* _EXERCISE TASK_: For the copy, please give all of the data again exactly and leave the pictures out.

━━━ RECORDED DATA

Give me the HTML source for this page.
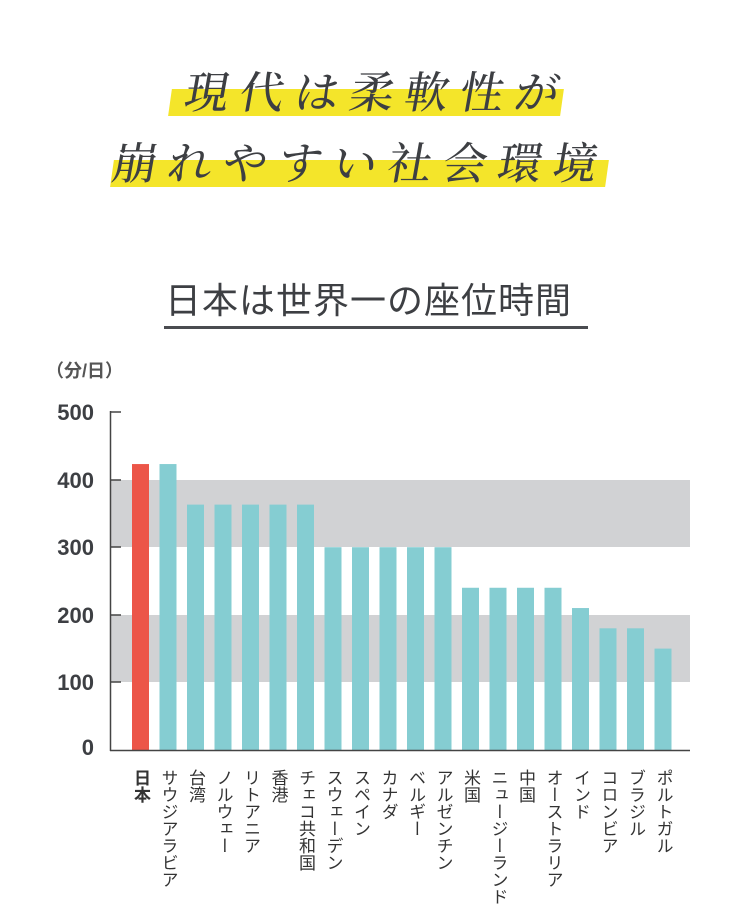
<!DOCTYPE html>
<html><head><meta charset="utf-8"><style>
body{margin:0;width:751px;height:922px;background:#fff;position:relative;overflow:hidden;font-family:"Liberation Sans","Noto Sans CJK JP",sans-serif;color:#3d3f43}
.a{position:absolute}
.hl{position:absolute;background:#f4e52a;transform:skewX(-8deg)}
.t1{position:absolute;font-family:"Noto Serif CJK SC","Liberation Serif",serif;font-size:44px;line-height:50px;letter-spacing:11px;white-space:nowrap;transform:skewX(-10deg);color:#3d3f43;font-weight:500}
.lab{position:absolute;top:769px;writing-mode:vertical-rl;font-size:17px;line-height:17px;color:#333;white-space:nowrap}
.yt{position:absolute;left:38px;width:56px;text-align:right;font-size:22px;font-weight:bold;color:#3d3f43}
</style></head><body>
<div class="hl" style="left:170px;top:89px;width:392px;height:27px"></div>
<div class="hl" style="left:112px;top:160px;width:495px;height:27px"></div>
<div class="t1" style="left:186px;top:64px">現代は柔軟性が</div>
<div class="t1" style="left:114px;top:135px">崩れやすい社会環境</div>
<div class="a" style="left:165px;top:272px;font-size:36px;letter-spacing:1px;white-space:nowrap">日本は世界一の座位時間</div>
<div class="a" style="left:164px;top:326px;width:424px;height:3px;background:#4a4c50"></div>
<div class="a" style="left:46px;top:357px;font-size:18px;font-weight:bold;color:#555">（分/日）</div>
<svg class="a" style="left:0;top:0" width="751" height="922">
<rect x="110" y="480" width="580" height="67" fill="#d1d2d4"/>
<rect x="110" y="615" width="580" height="67" fill="#d1d2d4"/>
<g id="bars"></g>
<line x1="110.5" y1="411" x2="110.5" y2="751" stroke="#444" stroke-width="1.5"/>
<line x1="110" y1="750.5" x2="690" y2="750.5" stroke="#444" stroke-width="1.5"/>
<g stroke="#444" stroke-width="1.5">
<line x1="110" y1="412" x2="121" y2="412"/><line x1="110" y1="480" x2="121" y2="480"/><line x1="110" y1="547" x2="121" y2="547"/><line x1="110" y1="615" x2="121" y2="615"/><line x1="110" y1="682" x2="121" y2="682"/>
</g>
</svg>
<div class="yt" style="top:400px">500</div>
<div class="yt" style="top:468px">400</div>
<div class="yt" style="top:535px">300</div>
<div class="yt" style="top:603px">200</div>
<div class="yt" style="top:670px">100</div>
<div class="yt" style="top:735px">0</div>
<div id="labs"></div>
<script>
var v=[423,423,363,363,363,363,363,300,300,300,300,300,240,240,240,240,210,180,180,150];
var n=["日本","サウジアラビア","台湾","ノルウェー","リトアニア","香港","チェコ共和国","スウェーデン","スペイン","カナダ","ベルギー","アルゼンチン","米国","ニュージーランド","中国","オーストラリア","インド","コロンビア","ブラジル","ポルトガル"];
var s="",l="";
for(var i=0;i<20;i++){var x=132+i*27.5,h=v[i]*0.676;
s+='<rect x="'+x+'" y="'+(750-h)+'" width="17" height="'+h+'" fill="'+(i?'#85cdd2':'#ec5548')+'"/>';
l+='<div class="lab" style="left:'+(x+0)+'px;'+(i?'':'font-weight:bold;')+'">'+n[i]+'</div>';}
document.getElementById("bars").innerHTML=s;
document.getElementById("labs").innerHTML=l;
</script>
</body></html>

━━━━━━

* _REPLY TO THE TASK_:
Give me the HTML source for this page.
<!DOCTYPE html>
<html><head><meta charset="utf-8"><style>
body{margin:0;width:751px;height:922px;background:#fff;position:relative;overflow:hidden;font-family:"Liberation Sans","Noto Sans CJK JP",sans-serif;color:#3d3f43}
.a{position:absolute}
.hl{position:absolute;background:#f4e52a;transform:skewX(-8deg)}
.t1{position:absolute;font-family:"Noto Serif CJK SC","Liberation Serif",serif;font-size:44px;line-height:50px;letter-spacing:11px;white-space:nowrap;transform:skewX(-10deg);color:#3d3f43;font-weight:500}
.lab{position:absolute;top:769px;writing-mode:vertical-rl;font-size:17px;line-height:17px;color:#333;white-space:nowrap}
.yt{position:absolute;left:38px;width:56px;text-align:right;font-size:22px;font-weight:bold;color:#3d3f43}
</style></head><body>
<div class="hl" style="left:170px;top:89px;width:392px;height:27px"></div>
<div class="hl" style="left:112px;top:160px;width:495px;height:27px"></div>
<div class="t1" style="left:186px;top:64px">現代は柔軟性が</div>
<div class="t1" style="left:114px;top:135px">崩れやすい社会環境</div>
<div class="a" style="left:165px;top:272px;font-size:36px;letter-spacing:1px;white-space:nowrap">日本は世界一の座位時間</div>
<div class="a" style="left:164px;top:326px;width:424px;height:3px;background:#4a4c50"></div>
<div class="a" style="left:46px;top:357px;font-size:18px;font-weight:bold;color:#555">（分/日）</div>
<svg class="a" style="left:0;top:0" width="751" height="922">
<rect x="110" y="480" width="580" height="67" fill="#d1d2d4"/>
<rect x="110" y="615" width="580" height="67" fill="#d1d2d4"/>
<g id="bars"></g>
<line x1="110.5" y1="411" x2="110.5" y2="751" stroke="#444" stroke-width="1.5"/>
<line x1="110" y1="750.5" x2="690" y2="750.5" stroke="#444" stroke-width="1.5"/>
<g stroke="#444" stroke-width="1.5">
<line x1="110" y1="412" x2="121" y2="412"/><line x1="110" y1="480" x2="121" y2="480"/><line x1="110" y1="547" x2="121" y2="547"/><line x1="110" y1="615" x2="121" y2="615"/><line x1="110" y1="682" x2="121" y2="682"/>
</g>
</svg>
<div class="yt" style="top:400px">500</div>
<div class="yt" style="top:468px">400</div>
<div class="yt" style="top:535px">300</div>
<div class="yt" style="top:603px">200</div>
<div class="yt" style="top:670px">100</div>
<div class="yt" style="top:735px">0</div>
<div id="labs"></div>
<script>
var v=[423,423,363,363,363,363,363,300,300,300,300,300,240,240,240,240,210,180,180,150];
var n=["日本","サウジアラビア","台湾","ノルウェー","リトアニア","香港","チェコ共和国","スウェーデン","スペイン","カナダ","ベルギー","アルゼンチン","米国","ニュージーランド","中国","オーストラリア","インド","コロンビア","ブラジル","ポルトガル"];
var s="",l="";
for(var i=0;i<20;i++){var x=132+i*27.5,h=v[i]*0.676;
s+='<rect x="'+x+'" y="'+(750-h)+'" width="17" height="'+h+'" fill="'+(i?'#85cdd2':'#ec5548')+'"/>';
l+='<div class="lab" style="left:'+(x+0)+'px;'+(i?'':'font-weight:bold;')+'">'+n[i]+'</div>';}
document.getElementById("bars").innerHTML=s;
document.getElementById("labs").innerHTML=l;
</script>
</body></html>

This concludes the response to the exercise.